There's the rub. The landlord doesn't have anything to withhold. He didn't collect a security deposit so there's no security deposit to withhold. He submits his bills to the bonding company.
Think of it like bail. The court doesn't hold the defendant's money when the defendant buys a bail bond. The court has no obligation to return any money to the defendant or justify to the defendant what it collects from the bonding company when the defendant skips.
But that's exactly what the bonding company ends up doing. The landlord waives the security deposit. The tenant has a contract with the bonding company where he agrees to reimburse the bonding company for any money it pays to the landlord.
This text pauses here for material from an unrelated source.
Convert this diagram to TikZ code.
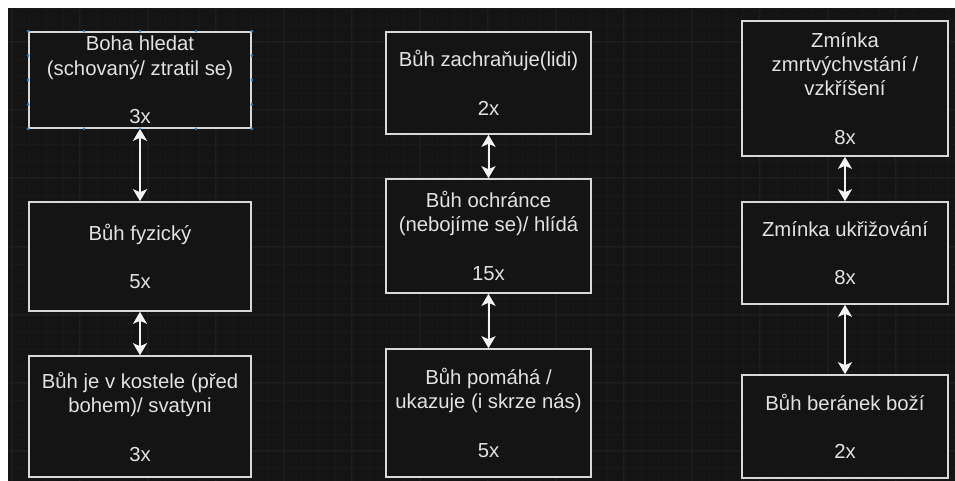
\documentclass[tikz,border=0pt]{standalone}
\usepackage{fontspec}
\setmainfont{Liberation Sans}
\usetikzlibrary{arrows.meta,calc}
\definecolor{bg}{HTML}{141414}
\definecolor{gridminor}{HTML}{191919}
\definecolor{gridmajor}{HTML}{1E1E1E}
\definecolor{boxline}{HTML}{D8D8D8}
\definecolor{txt}{HTML}{E2E2E2}
\definecolor{arrowc}{HTML}{F2F2F2}
\definecolor{handle}{HTML}{2E8BD6}
\tikzset{
  box/.style={draw=boxline, line width=1.6pt, fill=bg, text=txt, align=center,
    inner sep=0pt, font=\fontsize{20.3}{24.3}\selectfont},
  link/.style={draw=arrowc, line width=2pt,
    {Stealth[length=12pt,width=14pt,inset=3pt]}-{Stealth[length=12pt,width=14pt,inset=3pt]}},
  hdl/.style={fill=handle}
}
\begin{document}
\begin{tikzpicture}[x=1pt,y=-1pt]
\useasboundingbox (0,0) rectangle (955,481);
\fill[white] (0,0) rectangle (955,481);
\fill[bg] (8,9) rectangle (955,481);
% grid
\foreach \gx in {12,29,...,955} \draw[gridminor, line width=1pt] (\gx,9) -- (\gx,481);
\foreach \gy in {9,26,...,481} \draw[gridminor, line width=1pt] (8,\gy) -- (955,\gy);
\foreach \gx in {11,79,...,955} \draw[gridmajor, line width=1pt] (\gx,9) -- (\gx,481);
\foreach \gy in {42,110,...,481} \draw[gridmajor, line width=1pt] (8,\gy) -- (955,\gy);

% left column
\node[box, minimum width=222pt, minimum height=96pt] (L1) at (140,80)
  {Boha hledat\\(schovaný/ ztratil se)\\\\3x};
\node[box, minimum width=222pt, minimum height=109pt] (L2) at (140,256.5)
  {Bůh fyzický\\\\5x};
\node[box, minimum width=222pt, minimum height=121pt] (L3) at (140,416.5)
  {Bůh je v kostele (před\\bohem)/ svatyni\\\\3x};

% middle column
\node[box, minimum width=205pt, minimum height=102pt] (M1) at (488.5,83)
  {Bůh zachraňuje(lidi)\\\\2x};
\node[box, minimum width=205pt, minimum height=114pt] (M2) at (488.5,236)
  {Bůh ochránce\\(nebojíme se)/ hlídá\\\\15x};
\node[box, minimum width=205pt, minimum height=128pt] (M3) at (488.5,413)
  {Bůh pomáhá /\\ukazuje (i skrze nás)\\\\5x};

% right column
\node[box, minimum width=206pt, minimum height=135pt] (R1) at (845,88.5)
  {Zmínka\\zmrtvýchvstání /\\vzkříšení\\\\8x};
\node[box, minimum width=206pt, minimum height=102pt] (R2) at (845,253)
  {Zmínka ukřižování\\\\8x};
\node[box, minimum width=206pt, minimum height=103pt] (R3) at (845,426.5)
  {Bůh beránek boží\\\\2x};

% connectors
\draw[link] (L1.south) -- (L2.north);
\draw[link] (L2.south) -- (L3.north);
\draw[link] (M1.south) -- (M2.north);
\draw[link] (M2.south) -- (M3.north);
\draw[link] (R1.south) -- (R2.north);
\draw[link] (R2.south) -- (R3.north);

% selection handles on L1
\foreach \f in {0,0.25,0.5,0.75,1} {
  \fill[hdl] ($(L1.north west)!\f!(L1.north east)$) circle (1.5pt);
  \fill[hdl] ($(L1.south west)!\f!(L1.south east)$) circle (1.5pt);
}
\foreach \f in {0.25,0.5,0.75} {
  \fill[hdl] ($(L1.north west)!\f!(L1.south west)$) circle (1.5pt);
  \fill[hdl] ($(L1.north east)!\f!(L1.south east)$) circle (1.5pt);
}
\end{tikzpicture}
\end{document}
Granted, I haven't seen a copy of the Suredeposit bond form so I can't say what, if any, the process is for disputing the amount of the damages other than it would be between the tenant and the bonding company and the landlord would be out of the picture.
I found an appellate case in Ohio which supports my contention:
http://scholar.google.com/scholar_ca...fffffffffffe04
The Ohio Court of Appeals, in Kopp v. Associated Estates Realty Corp - 2010, ruled that the Suredeposit bond was not a security deposit and not subject to the Ohio security deposit law.
I have not found any decisions for Michigan on point and the few other cases around the country that involved Suredeposit did not involve the tenant suing for the return of money.
Obviously, the Ohio decision is not precedential in Michigan and whether or not it would be persuasive in Michigan is anybody's guess, but it's logic suits me.